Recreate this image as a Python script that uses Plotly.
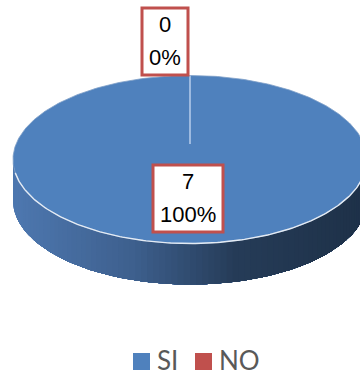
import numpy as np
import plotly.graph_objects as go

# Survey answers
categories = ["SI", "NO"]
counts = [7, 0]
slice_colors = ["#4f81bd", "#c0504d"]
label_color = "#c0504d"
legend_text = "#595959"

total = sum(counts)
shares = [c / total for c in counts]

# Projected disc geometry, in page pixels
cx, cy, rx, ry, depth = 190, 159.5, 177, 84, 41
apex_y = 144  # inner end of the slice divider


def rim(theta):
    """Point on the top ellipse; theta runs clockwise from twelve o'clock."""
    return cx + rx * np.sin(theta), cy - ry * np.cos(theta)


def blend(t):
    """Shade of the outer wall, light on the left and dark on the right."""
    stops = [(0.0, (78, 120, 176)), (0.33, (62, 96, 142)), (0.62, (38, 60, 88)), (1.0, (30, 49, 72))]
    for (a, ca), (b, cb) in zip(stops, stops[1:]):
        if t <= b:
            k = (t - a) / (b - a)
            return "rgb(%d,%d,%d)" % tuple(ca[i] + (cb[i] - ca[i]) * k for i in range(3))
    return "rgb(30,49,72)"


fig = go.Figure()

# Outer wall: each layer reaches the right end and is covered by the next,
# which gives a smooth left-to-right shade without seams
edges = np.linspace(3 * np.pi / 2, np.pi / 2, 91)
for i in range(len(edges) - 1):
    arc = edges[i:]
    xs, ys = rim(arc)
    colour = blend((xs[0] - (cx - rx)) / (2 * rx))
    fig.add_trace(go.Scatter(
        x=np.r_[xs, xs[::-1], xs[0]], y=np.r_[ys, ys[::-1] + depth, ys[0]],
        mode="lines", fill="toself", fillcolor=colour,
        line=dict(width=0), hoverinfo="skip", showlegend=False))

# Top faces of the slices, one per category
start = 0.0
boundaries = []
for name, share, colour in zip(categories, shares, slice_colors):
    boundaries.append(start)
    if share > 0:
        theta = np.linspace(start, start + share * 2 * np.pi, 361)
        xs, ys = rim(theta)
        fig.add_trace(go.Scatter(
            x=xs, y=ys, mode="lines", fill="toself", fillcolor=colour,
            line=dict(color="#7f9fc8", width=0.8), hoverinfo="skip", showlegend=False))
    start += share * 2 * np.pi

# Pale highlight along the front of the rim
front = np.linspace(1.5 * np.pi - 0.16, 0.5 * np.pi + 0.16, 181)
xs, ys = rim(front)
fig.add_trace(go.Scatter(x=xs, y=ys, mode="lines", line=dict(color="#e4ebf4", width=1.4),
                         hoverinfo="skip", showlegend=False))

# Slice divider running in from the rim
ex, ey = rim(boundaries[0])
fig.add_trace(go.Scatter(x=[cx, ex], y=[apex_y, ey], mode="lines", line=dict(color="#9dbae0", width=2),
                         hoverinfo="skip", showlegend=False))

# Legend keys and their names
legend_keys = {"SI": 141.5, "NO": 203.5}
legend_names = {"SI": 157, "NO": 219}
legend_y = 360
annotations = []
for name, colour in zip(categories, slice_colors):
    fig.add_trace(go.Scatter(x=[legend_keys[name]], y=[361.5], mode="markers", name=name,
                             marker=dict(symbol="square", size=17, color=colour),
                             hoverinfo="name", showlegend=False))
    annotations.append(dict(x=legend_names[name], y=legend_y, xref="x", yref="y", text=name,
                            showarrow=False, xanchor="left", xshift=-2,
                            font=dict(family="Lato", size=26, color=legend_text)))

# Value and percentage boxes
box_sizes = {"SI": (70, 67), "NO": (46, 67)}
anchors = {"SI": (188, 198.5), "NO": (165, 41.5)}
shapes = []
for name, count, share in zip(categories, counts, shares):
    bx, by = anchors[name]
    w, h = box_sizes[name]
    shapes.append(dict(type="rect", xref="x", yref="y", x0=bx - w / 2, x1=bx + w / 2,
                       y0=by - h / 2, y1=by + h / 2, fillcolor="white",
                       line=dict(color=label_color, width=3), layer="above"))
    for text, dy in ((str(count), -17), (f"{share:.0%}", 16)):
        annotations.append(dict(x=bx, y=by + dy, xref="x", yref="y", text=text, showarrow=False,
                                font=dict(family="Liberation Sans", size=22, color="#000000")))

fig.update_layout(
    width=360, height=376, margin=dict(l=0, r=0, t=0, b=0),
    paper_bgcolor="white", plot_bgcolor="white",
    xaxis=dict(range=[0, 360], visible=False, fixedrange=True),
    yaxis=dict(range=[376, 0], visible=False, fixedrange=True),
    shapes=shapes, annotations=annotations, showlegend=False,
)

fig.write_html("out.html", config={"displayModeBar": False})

PROBLEM TO WORK ON. Restate each line from the start of the listing through the line bearing "apex_y = 144" word for word. Drop the pictures.

ANSWER FOR THE TASK.
Recreate this image as a Python script that uses Plotly.
import numpy as np
import plotly.graph_objects as go

# Survey answers
categories = ["SI", "NO"]
counts = [7, 0]
slice_colors = ["#4f81bd", "#c0504d"]
label_color = "#c0504d"
legend_text = "#595959"

total = sum(counts)
shares = [c / total for c in counts]

# Projected disc geometry, in page pixels
cx, cy, rx, ry, depth = 190, 159.5, 177, 84, 41
apex_y = 144  # inner end of the slice divider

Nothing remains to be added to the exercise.